The Media Fund anticipated that the Democratic nominee would emerge with little money only to face Mr. Bush, who has more than $100 million banked.
ACT and the Media Fund, raising money jointly, say they have pledges for $70 million, far more than campaign finance reports show they had in December.
The Media Fund's advertising campaign comes on top of two others that began late last week, at the same time that Mr. Bush's first advertisements hit the air in the 17 states expected to be the most closely contested, among them Florida, Ohio, Arizona and Nevada.

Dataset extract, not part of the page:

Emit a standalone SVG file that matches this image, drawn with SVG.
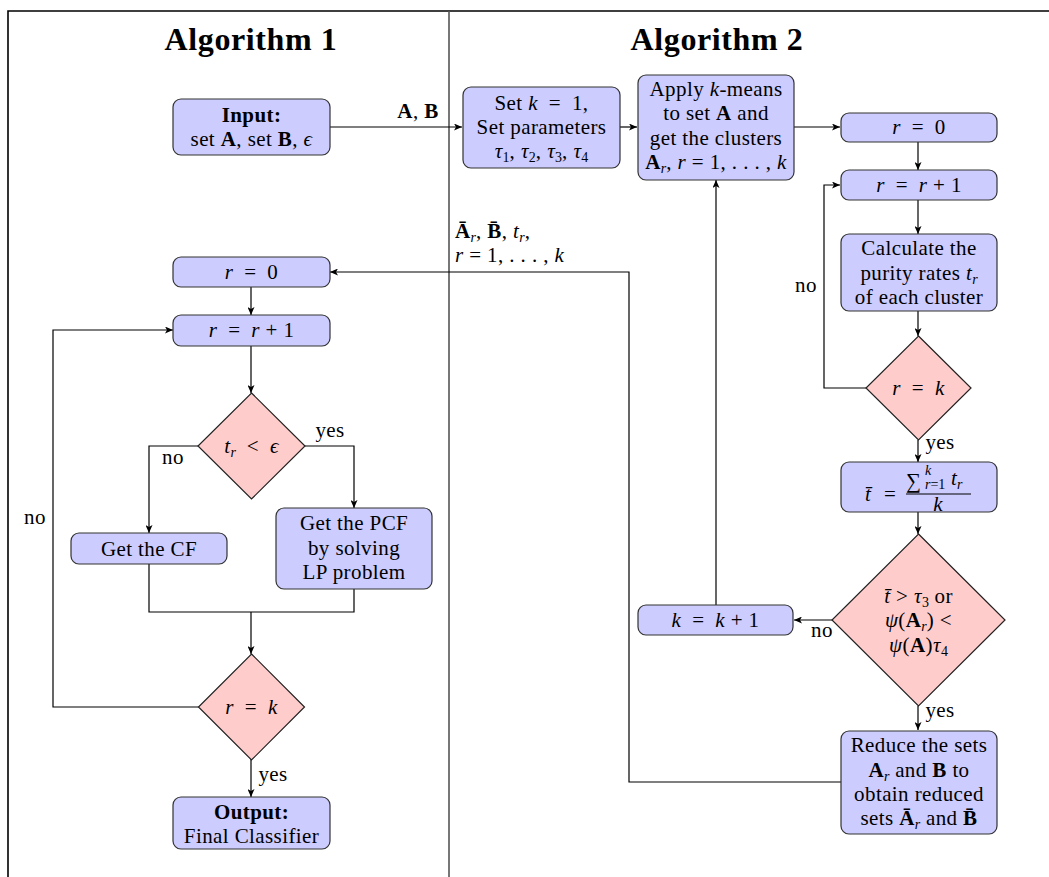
<svg xmlns="http://www.w3.org/2000/svg" width="1049" height="877" viewBox="0 0 1049 877">
<style>
text{font-family:"Liberation Serif","DejaVu Serif",serif;font-size:21px;letter-spacing:0.4px;fill:#000}
.c{text-anchor:middle}
.ttl{font-size:32px;font-weight:bold;letter-spacing:0.6px}
.i{font-style:italic}
.b{font-weight:bold}
.s{font-size:14px;letter-spacing:0}
.box{fill:#ccccff;stroke:#333;stroke-width:1.2}
.dia{fill:#ffcccc;stroke:#222;stroke-width:1.2}
.ln{fill:none;stroke:#000;stroke-width:1.2}
.lnA{fill:none;stroke:#000;stroke-width:1.2;marker-end:url(#ah)}
</style>
<defs>
<marker id="ah" markerUnits="userSpaceOnUse" markerWidth="9" markerHeight="7" refX="8" refY="3.5" orient="auto">
<path d="M0,0 L8,3.5 L0,7 L2,3.5 z" fill="#000"/>
</marker>
</defs>
<rect width="1049" height="877" fill="#fff"/>
<g id="frame">
<path d="M8,877 V11 H1049" fill="none" stroke="#000" stroke-width="1.6"/>
<path d="M449,11 V877" fill="none" stroke="#555" stroke-width="1.6"/>
<text x="251" y="50" class="c ttl">Algorithm 1</text>
<text x="717" y="50" class="c ttl">Algorithm 2</text>
</g>
<g id="connectors">
<path class="lnA" d="M330,127 H462"/>
<path class="lnA" d="M620,127 H637"/>
<path class="lnA" d="M794,127 H840"/>
<path class="lnA" d="M918,142 V170"/>
<path class="lnA" d="M918,200 V234"/>
<path class="lnA" d="M918,311 V336"/>
<path class="lnA" d="M866,388 H824 V185 H840"/>
<path class="lnA" d="M918,440 V462"/>
<path class="lnA" d="M918,512 V534"/>
<path class="lnA" d="M832,620 H794"/>
<path class="lnA" d="M716,605 V180"/>
<path class="lnA" d="M918,706 V730"/>
<path class="lnA" d="M841,782 H629 V272 H330"/>
<path class="lnA" d="M251,287 V315"/>
<path class="lnA" d="M251,346 V393"/>
<path class="lnA" d="M199,446 H149 V533"/>
<path class="lnA" d="M305,446 H354 V508"/>
<path class="ln" d="M149,564 V612 H354 V589"/>
<path class="lnA" d="M251,612 V654"/>
<path class="lnA" d="M199,707 H53 V330 H173"/>
<path class="lnA" d="M251,759 V797"/>
<text x="418" y="118" class="c b">A<tspan font-weight="normal">, </tspan>B</text>
<text x="455" y="238"><tspan class="b">Ā</tspan><tspan class="s i" dy="4">r</tspan><tspan dy="-4">, </tspan><tspan class="b">B̄</tspan>, <tspan class="i">t</tspan><tspan class="s i" dy="4">r</tspan><tspan dy="-4">,</tspan></text>
<text x="455" y="262"><tspan class="i">r</tspan> = 1, . . . , <tspan class="i">k</tspan></text>
<text x="173" y="464" class="c">no</text>
<text x="330" y="437" class="c">yes</text>
<text x="35" y="524" class="c">no</text>
<text x="273" y="781" class="c">yes</text>
<text x="806" y="292" class="c">no</text>
<text x="940" y="449" class="c">yes</text>
<text x="822" y="637" class="c">no</text>
<text x="940" y="717" class="c">yes</text>
</g>
<g id="input">
<rect class="box" x="173" y="99" width="157" height="56" rx="8"/>
<text x="251.5" y="122" class="c b">Input:</text>
<text x="251.5" y="146" class="c">set <tspan class="b">A</tspan>, set <tspan class="b">B</tspan>, <tspan class="i">ϵ</tspan></text>
</g>
<g id="r0-left">
<rect class="box" x="173" y="257" width="157" height="30" rx="8"/>
<text x="251.5" y="279" class="c"><tspan class="i">r</tspan>&#8194;=&#8194;0</text>
</g>
<g id="rinc-left">
<rect class="box" x="173" y="315" width="157" height="31" rx="8"/>
<text x="251.5" y="337" class="c"><tspan class="i">r</tspan>&#8194;=&#8194;<tspan class="i">r</tspan> + 1</text>
</g>
<g id="dec-eps">
<path class="dia" d="M251.5,393 L305,446 L251.5,499 L198,446 z"/>
<text x="251.5" y="453" class="c"><tspan class="i">t</tspan><tspan class="s i" dy="4">r</tspan><tspan dy="-4">&#8194;&lt;&#8194;</tspan><tspan class="i">ϵ</tspan></text>
</g>
<g id="cf">
<rect class="box" x="71" y="533" width="156" height="31" rx="8"/>
<text x="149" y="556" class="c">Get the CF</text>
</g>
<g id="pcf">
<rect class="box" x="276" y="508" width="156" height="81" rx="8"/>
<text x="354" y="530" class="c">Get the PCF</text>
<text x="354" y="555" class="c">by solving</text>
<text x="354" y="579" class="c">LP problem</text>
</g>
<g id="dec-rk-left">
<path class="dia" d="M251.5,654 L304.5,707 L251.5,760 L198.5,707 z"/>
<text x="251.5" y="714" class="c"><tspan class="i">r</tspan>&#8194;=&#8194;<tspan class="i">k</tspan></text>
</g>
<g id="output">
<rect class="box" x="173" y="797" width="157" height="52" rx="8"/>
<text x="251.5" y="819" class="c b">Output:</text>
<text x="251.5" y="843" class="c">Final Classifier</text>
</g>
<g id="setk">
<rect class="box" x="463" y="87" width="157" height="81" rx="8"/>
<text x="541.5" y="110" class="c">Set <tspan class="i">k</tspan>&#8194;=&#8194;1,</text>
<text x="541.5" y="134" class="c">Set parameters</text>
<text x="541.5" y="158" class="c"><tspan class="i">τ</tspan><tspan class="s" dy="4">1</tspan><tspan dy="-4">, </tspan><tspan class="i">τ</tspan><tspan class="s" dy="4">2</tspan><tspan dy="-4">, </tspan><tspan class="i">τ</tspan><tspan class="s" dy="4">3</tspan><tspan dy="-4">, </tspan><tspan class="i">τ</tspan><tspan class="s" dy="4">4</tspan></text>
</g>
<g id="kmeans">
<rect class="box" x="638" y="75" width="156" height="105" rx="8"/>
<text x="716" y="96" class="c">Apply <tspan class="i">k</tspan>-means</text>
<text x="716" y="120" class="c">to set <tspan class="b">A</tspan> and</text>
<text x="716" y="145" class="c">get the clusters</text>
<text x="716" y="169" class="c"><tspan class="b">A</tspan><tspan class="s i" dy="4">r</tspan><tspan dy="-4">, </tspan><tspan class="i">r</tspan> = 1, . . . , <tspan class="i">k</tspan></text>
</g>
<g id="r0-right">
<rect class="box" x="841" y="113" width="156" height="29" rx="8"/>
<text x="919" y="134" class="c"><tspan class="i">r</tspan>&#8194;=&#8194;0</text>
</g>
<g id="rinc-right">
<rect class="box" x="841" y="170" width="156" height="30" rx="8"/>
<text x="919" y="192" class="c"><tspan class="i">r</tspan>&#8194;=&#8194;<tspan class="i">r</tspan> + 1</text>
</g>
<g id="purity">
<rect class="box" x="841" y="234" width="156" height="77" rx="8"/>
<text x="919" y="255" class="c">Calculate the</text>
<text x="919" y="280" class="c">purity rates <tspan class="i">t</tspan><tspan class="s i" dy="4">r</tspan></text>
<text x="919" y="304" class="c">of each cluster</text>
</g>
<g id="dec-rk-right">
<path class="dia" d="M918.5,336 L971,388 L918.5,440 L866,388 z"/>
<text x="918.5" y="395" class="c"><tspan class="i">r</tspan>&#8194;=&#8194;<tspan class="i">k</tspan></text>
</g>
<g id="tbar">
<rect class="box" x="841" y="462" width="156" height="50" rx="8"/>
<text x="868" y="501" class="c i">t̄</text>
<text x="890" y="501" class="c">=</text>
<text x="906" y="488" font-size="20">∑</text>
<text x="925" y="475" class="s i" font-size="12">k</text>
<text x="925" y="489" class="s i" font-size="11">r<tspan font-style="normal">=1</tspan></text>
<text x="951" y="485" class="i">t</text>
<text x="957" y="489" class="s i" font-size="12">r</text>
<path d="M906,494 H971" stroke="#000" stroke-width="1"/>
<text x="938" y="511" class="c i" font-size="16">k</text>
</g>
<g id="dec-tau">
<path class="dia" d="M918.5,534 L1005,620 L918.5,706 L832,620 z"/>
<text x="918.5" y="603" class="c"><tspan class="i">t̄</tspan> &gt; <tspan class="i">τ</tspan><tspan class="s" dy="4">3</tspan><tspan dy="-4"> or</tspan></text>
<text x="918.5" y="627" class="c"><tspan class="i">ψ</tspan>(<tspan class="b">A</tspan><tspan class="s i" dy="4">r</tspan><tspan dy="-4">) &lt;</tspan></text>
<text x="918.5" y="652" class="c"><tspan class="i">ψ</tspan>(<tspan class="b">A</tspan>)<tspan class="i">τ</tspan><tspan class="s" dy="4">4</tspan></text>
</g>
<g id="kinc">
<rect class="box" x="638" y="605" width="155" height="30" rx="8"/>
<text x="715.5" y="627" class="c"><tspan class="i">k</tspan>&#8194;=&#8194;<tspan class="i">k</tspan> + 1</text>
</g>
<g id="reduce">
<rect class="box" x="841" y="731" width="156" height="103" rx="8"/>
<text x="919" y="752" class="c">Reduce the sets</text>
<text x="919" y="777" class="c"><tspan class="b">A</tspan><tspan class="s i" dy="4">r</tspan><tspan dy="-4"> and </tspan><tspan class="b">B</tspan> to</text>
<text x="919" y="801" class="c">obtain reduced</text>
<text x="919" y="825" class="c">sets <tspan class="b">Ā</tspan><tspan class="s i" dy="4">r</tspan><tspan dy="-4"> and </tspan><tspan class="b">B̄</tspan></text>
</g>
</svg>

One campaign, by a Democratic advocacy group called the New Democrat Network, includes two Spanish-language advertisements that accuse Mr. Bush of letting down Latinos. The group, which has the former Clinton housing secretary Henry Cisneros on its advisory board and Gov. Bill Richardson of New Mexico as another adviser, said it was paying $5 million to run spots through Labor Day in cities with large Spanish-speaking populations like Orlando, Albuquerque, Phoenix and Las Vegas. In one of the spots an announcer says in Spanish: "When he wanted to reach the White House, George Bush promised to be a friend of the Latino community and do what's best for our children. He has not kept his promise."
The MoveOn.org Voter Fund, which has been running commercials against Mr. Bush for months now, began one of its biggest campaigns yet on Thursday, paying about $3 million for two weeks of ads against the president in all 17 states where he is advertising. In most of those states the group is running a new spot in which a visibly beaten-down factory worker laments job losses and proposed limits to overtime pay and says, "Face it, George Bush is not on our side."
Mr. Ickes says his organization coordinates with the MoveOn.org Voter Fund and the New Democrat Network in choosing which media markets to cover. "The object is to make sure we stretch resources as far as possible," he said.
Mr. Ickes said his organization, which used soft money to finance the 30-second spots that began this week, hoped to continue advertising in the weeks ahead.
"It will really be a function of money," he said.